To my mind, the things that make these Sunday shows so terrible isn't the balance of conservatives-to-liberals -- it's the ratio of hacks to non-hacks. It's a problem that never, ever goes away.

For example, Karl Rove is a shameless hack of the highest order, but Joe Trippi is, to my mind, one of the most overpraised political consultants in the country. So that's all bad from my perspective. Joe Scarborough, who will be on "Meet The Press," weaves in and out. You never know which Scarborough is going to show up -- the guy who eloquently called out the Obama administration for its drone policy, or the guy who thinks Nate Silver is wrong because Scarborough doesn't understand how math works. Matt Dowd is a conservative, but he has a very low hack-rating.
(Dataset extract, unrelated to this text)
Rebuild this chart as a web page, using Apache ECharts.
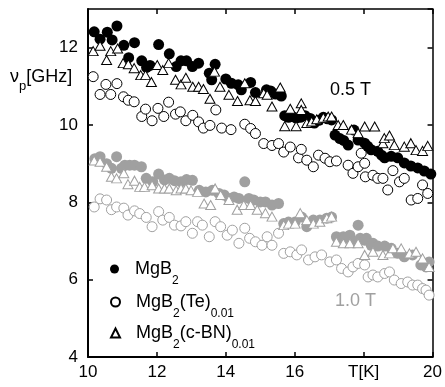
<!DOCTYPE html>
<html><head><meta charset="utf-8">
<script src="https://cdn.jsdelivr.net/npm/echarts@6/dist/echarts.min.js"></script>
<style>html,body{margin:0;padding:0;background:#fff}#c{width:445px;height:387px}</style>
</head><body><div id="c"></div>
<script>
const xTickLabels = ['10','12','14','16','T[K]','20'];
const yTickLabels = ['4','6','8','10','12'];
const seriesNames = ['MgB2','MgB2(Te)0.01','MgB2(c-BN)0.01'];
const fieldLabels = ['0.5 T','1.0 T'];

const mgb2_05 = [[10.18,12.41],[10.35,12.22],[10.56,12.40],[10.70,12.20],[10.84,12.56],[11.04,12.06],[11.18,11.74],[11.35,12.13],[11.56,11.66],[11.70,11.49],[11.80,11.54],[12.05,12.08],[12.36,11.84],[12.56,11.51],[12.70,11.66],[12.86,11.66],[13.03,11.51],[13.21,11.60],[13.52,11.34],[13.59,11.17],[13.69,11.57],[14.0,11.19],[14.16,11.08],[14.36,11.04],[14.45,10.91],[14.72,11.10],[14.86,10.84],[15.18,10.91],[15.30,10.88],[15.44,10.80],[15.61,10.75],[15.71,10.24],[15.82,10.20],[15.92,10.22],[16.04,10.18],[16.16,10.20],[16.30,10.24],[16.45,10.17],[16.57,10.05],[16.70,10.12],[16.83,10.20],[16.95,10.16],[17.07,10.13],[17.17,9.74],[17.31,9.65],[17.42,9.60],[17.55,9.48],[17.72,9.87],[17.84,9.61],[18.03,9.53],[18.12,9.45],[18.22,9.36],[18.41,9.32],[18.52,9.22],[18.61,9.15],[18.80,9.19],[18.99,9.15],[19.18,9.02],[19.37,8.94],[19.57,8.89],[19.76,8.81],[19.95,8.73]];
const te_05 = [[10.15,11.25],[10.35,10.79],[10.52,11.05],[10.66,10.79],[10.84,11.07],[11.03,10.73],[11.17,10.64],[11.34,10.60],[11.56,10.22],[11.67,10.41],[11.86,10.11],[12.03,10.43],[12.20,10.22],[12.34,10.59],[12.54,10.28],[12.68,10.34],[12.84,10.11],[13.04,10.25],[13.21,10.08],[13.35,9.92],[13.54,9.99],[13.71,10.39],[13.88,9.92],[14.15,9.88],[14.55,10.02],[14.72,9.91],[14.86,9.78],[15.10,9.52],[15.34,9.47],[15.53,9.52],[15.68,9.30],[15.87,9.43],[16.11,9.15],[16.19,9.37],[16.35,9.09],[16.54,8.92],[16.69,9.22],[16.88,9.14],[17.02,9.05],[17.21,9.07],[17.55,8.96],[17.69,8.75],[17.84,8.92],[17.93,9.27],[18.03,9.01],[18.05,8.66],[18.27,8.70],[18.41,8.62],[18.56,8.62],[18.70,8.32],[18.85,8.82],[19.04,8.53],[19.18,8.62],[19.38,8.06],[19.57,8.10],[19.71,8.45],[19.86,8.23]];
const cbn_05 = [[10.15,11.91],[10.35,12.05],[10.54,11.68],[10.66,11.91],[10.86,11.98],[11.02,11.60],[11.17,11.57],[11.34,11.47],[11.53,11.29],[11.67,11.29],[11.84,11.11],[12.01,11.55],[12.17,11.42],[12.34,11.60],[12.54,11.17],[12.70,11.05],[12.84,11.22],[13.04,10.99],[13.21,10.99],[13.35,10.93],[13.54,10.68],[13.67,11.38],[13.83,10.99],[14.09,10.78],[14.34,10.62],[14.55,11.08],[14.70,10.64],[14.86,10.62],[15.10,10.82],[15.20,10.78],[15.34,10.48],[15.58,10.97],[15.71,9.97],[15.87,10.42],[16.04,9.97],[16.19,10.56],[16.19,10.39],[16.35,10.05],[16.49,10.09],[16.64,10.15],[16.83,10.19],[16.97,10.22],[17.07,10.22],[17.26,10.00],[17.41,10.00],[17.65,9.88],[17.84,9.79],[18.03,9.96],[18.32,9.96],[18.56,9.53],[18.60,9.66],[18.75,9.73],[18.89,9.48],[19.18,9.44],[19.37,9.53],[19.52,9.35],[19.71,9.33],[19.86,9.46]];
const mgb2_10 = [[10.20,9.13],[10.35,9.18],[10.54,9.00],[10.68,8.88],[10.83,9.18],[10.97,8.88],[11.07,8.96],[11.21,8.96],[11.35,8.96],[11.55,8.92],[11.69,8.62],[11.88,8.53],[12.05,8.73],[12.22,8.58],[12.36,8.62],[12.51,8.56],[12.70,8.53],[12.86,8.59],[13.03,8.57],[13.23,8.31],[13.42,8.27],[13.61,8.31],[13.80,8.23],[13.95,8.19],[14.09,8.10],[14.24,8.14],[14.38,8.10],[14.55,8.53],[14.67,8.10],[14.81,8.06],[15.0,8.01],[15.15,8.01],[15.34,7.93],[15.53,7.97],[15.68,7.45],[15.82,7.49],[16.01,7.49],[16.20,7.62],[16.35,7.37],[16.54,7.54],[16.73,7.54],[16.93,7.59],[17.07,7.62],[17.21,7.11],[17.26,7.02],[17.41,7.11],[17.45,7.07],[17.60,7.15],[17.69,6.98],[17.84,7.41],[17.90,7.07],[18.03,7.02],[18.08,7.07],[18.22,6.89],[18.27,6.94],[18.41,6.87],[18.61,6.87],[18.80,6.81],[18.99,6.68],[19.18,6.59],[19.42,6.64],[19.66,6.38],[19.81,6.33],[19.90,6.46]];
const te_10 = [[10.18,7.88],[10.35,8.09],[10.54,8.06],[10.68,7.81],[10.83,7.88],[11.04,7.85],[11.16,7.67],[11.35,7.78],[11.50,7.71],[11.69,7.61],[11.86,7.37],[12.05,7.76],[12.17,7.54],[12.36,7.61],[12.51,7.41],[12.70,7.39],[12.84,7.50],[13.03,7.20],[13.18,7.50],[13.32,7.41],[13.52,7.11],[13.69,7.50],[13.85,7.37],[14.04,7.15],[14.19,7.28],[14.38,6.94],[14.55,7.33],[14.69,7.07],[14.86,6.98],[15.05,6.89],[15.20,7.11],[15.34,6.89],[15.53,7.20],[15.68,6.68],[15.87,6.72],[16.06,6.64],[16.20,6.77],[16.40,6.51],[16.59,6.59],[16.78,6.64],[17.02,6.46],[17.21,6.51],[17.36,6.29],[17.55,6.20],[17.69,6.33],[17.84,6.42],[18.03,6.38],[18.13,6.07],[18.27,6.12],[18.41,6.07],[18.61,6.16],[18.75,6.20],[18.89,5.99],[19.09,5.90],[19.28,5.94],[19.42,5.86],[19.57,5.86],[19.71,5.77],[19.81,5.73],[19.90,5.60]];
const cbn_10 = [[10.18,9.08],[10.35,9.05],[10.54,8.92],[10.68,8.66],[10.83,8.62],[11.04,8.75],[11.16,8.47],[11.35,8.56],[11.50,8.40],[11.64,8.40],[11.86,8.44],[12.05,8.36],[12.22,8.36],[12.36,8.36],[12.56,8.31],[12.70,8.36],[12.84,8.36],[12.99,8.31],[13.18,8.27],[13.37,7.97],[13.56,7.93],[13.69,8.36],[13.85,8.19],[14.09,8.06],[14.33,7.81],[14.52,7.93],[14.72,7.93],[14.91,7.81],[15.15,7.72],[15.34,7.63],[15.68,7.41],[15.82,7.45],[16.01,7.45],[16.16,7.72],[16.35,7.54],[16.54,7.45],[16.73,7.50],[16.93,7.59],[17.07,7.63],[17.21,6.98],[17.41,6.94],[17.60,6.94],[17.84,6.94],[18.03,6.64],[18.27,6.72],[18.56,6.64],[18.75,6.68],[18.85,6.81],[19.09,6.81],[19.33,6.68],[19.52,6.72],[19.71,6.55],[19.90,6.33]];

const FONT = '"Liberation Sans", Arial, sans-serif';
const GRAY = '#a0a0a0';
const chart = echarts.init(document.getElementById('c'), null, {renderer:'canvas'});

const richSub = {
  m: {fontSize: 18, fontFamily: FONT, color: '#000', fontWeight: 'normal'},
  s: {fontSize: 12, fontFamily: FONT, color: '#000', fontWeight: 'normal', padding: [24, 0, 0, 0]}
};
function legendFmt(name) {
  if (name === seriesNames[0]) return '{m|MgB}{s|2}';
  if (name === seriesNames[1]) return '{m|MgB}{s|2}{m|(Te)}{s|0.01}';
  return '{m|MgB}{s|2}{m|(c-BN)}{s|0.01}';
}
function mkLegend(name, top) {
  return {data: [name], left: 110, top: top, orient: 'vertical', padding: 0,
    itemWidth: 9, itemHeight: 9, formatter: legendFmt,
    textStyle: {rich: richSub, padding: [0, 0, 0, 11]}, selectedMode: false};
}
const circ = (c) => ({color: '#fff', borderColor: c, borderWidth: 1, opacity: 1});
const tri = (c) => ({color: '#fff', borderColor: c, borderWidth: 1, opacity: 1});

const axisCommonX = {type: 'value', min: 10, max: 20, interval: 2, splitLine: {show: false}};
const axisCommonY = {type: 'value', min: 4, max: 13, interval: 2, splitLine: {show: false}};

chart.setOption({
  animation: false,
  title: {text: '{a|ν}{s|p}{a|[GHz]}', left: 10, top: 62, padding: 0,
    textStyle: {fontWeight: 'normal', rich: {a: {fontSize: 18, fontFamily: FONT, color: '#000', fontWeight: 'normal'},
      s: {fontSize: 13, fontFamily: FONT, color: '#000', fontWeight: 'normal', padding: [18, 0, 0, 0]}}}},
  grid: {left: 88, right: 10, top: 9, bottom: 30},
  legend: [mkLegend(seriesNames[0], 260), mkLegend(seriesNames[1], 293), mkLegend(seriesNames[2], 324)],
  xAxis: [
    Object.assign({}, axisCommonX, {position: 'bottom',
      axisLine: {onZero: false, lineStyle: {color: '#000', width: 2}},
      axisTick: {inside: true, length: 5, lineStyle: {color: '#000', width: 1.5}},
      axisLabel: {color: '#000', fontSize: 17, fontFamily: FONT, margin: 7,
        formatter: (v) => xTickLabels[Math.round((v - 10) / 2)] || ''}}),
    Object.assign({}, axisCommonX, {position: 'top',
      axisLine: {onZero: false, lineStyle: {color: '#000', width: 1.5}},
      axisTick: {inside: true, length: 5, lineStyle: {color: '#000', width: 1.5}},
      axisLabel: {show: false}})
  ],
  yAxis: [
    Object.assign({}, axisCommonY, {position: 'left',
      axisLine: {onZero: false, lineStyle: {color: '#000', width: 2}},
      axisTick: {inside: true, length: 5, lineStyle: {color: '#000', width: 1.5}},
      axisLabel: {color: '#000', fontSize: 17, fontFamily: FONT, margin: 10, showMaxLabel: false,
        formatter: (v) => yTickLabels[Math.round((v - 4) / 2)] || ''}}),
    Object.assign({}, axisCommonY, {position: 'right',
      axisLine: {onZero: false, lineStyle: {color: '#000', width: 1.5}},
      axisTick: {inside: true, length: 5, lineStyle: {color: '#000', width: 1.5}},
      axisLabel: {show: false}})
  ],
  graphic: [
    {type: 'text', left: 330, top: 81, style: {text: fieldLabels[0], fill: '#000', font: '18px ' + FONT}},
    {type: 'text', left: 335, top: 292, style: {text: fieldLabels[1], fill: GRAY, font: '18px ' + FONT}}
  ],
  series: [
    {name: 'te10', type: 'scatter', data: te_10, symbol: 'circle', symbolSize: 10, itemStyle: circ(GRAY)},
    {name: seriesNames[1], type: 'scatter', data: te_05, symbol: 'circle', symbolSize: 10, itemStyle: circ('#000')},
    {name: 'mgb10', type: 'scatter', data: mgb2_10, symbol: 'circle', symbolSize: 11, itemStyle: {color: GRAY, opacity: 1}},
    {name: seriesNames[0], type: 'scatter', data: mgb2_05, symbol: 'circle', symbolSize: 11, itemStyle: {color: '#000', opacity: 1}},
    {name: 'cbn10', type: 'scatter', data: cbn_10, symbol: 'triangle', symbolSize: [10, 9], itemStyle: tri(GRAY)},
    {name: seriesNames[2], type: 'scatter', data: cbn_05, symbol: 'triangle', symbolSize: [10, 9], itemStyle: tri('#000')}
  ]
});
</script></body></html>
I am usually relieved to see him on a panel.

Beyond that, what are these shows going to offer viewers tomorrow? On "Meet The Press," you will see David Plouffe and Eric Cantor. On "This Week," you will see Plouffe and Ed Gillespie. On "Fox News Sunday," you will see David Axelrod and Romney political director Rich Beeson. Are you wondering what these men are going to say, in what will amount to at least one solid hour of aggregated, televised chit-chat? SPOILER ALERT: Plouffe and Axelrod will talk about how Obama is going to win the election, while Cantor and Gillespie and Beeson will talk about how Romney will win the election.

There are not going to be any surprises on the Sunday morning shows tomorrow. No one will make news, or say anything remotely surprising or engaging. It will be many hours of hackery, stacked end to end, saying nothing whatsoever about contemporary life in America. Sunday morning will feature the most eminently skipable round of Sunday shows of the entire year. As always, I will be watching them so you don't have to.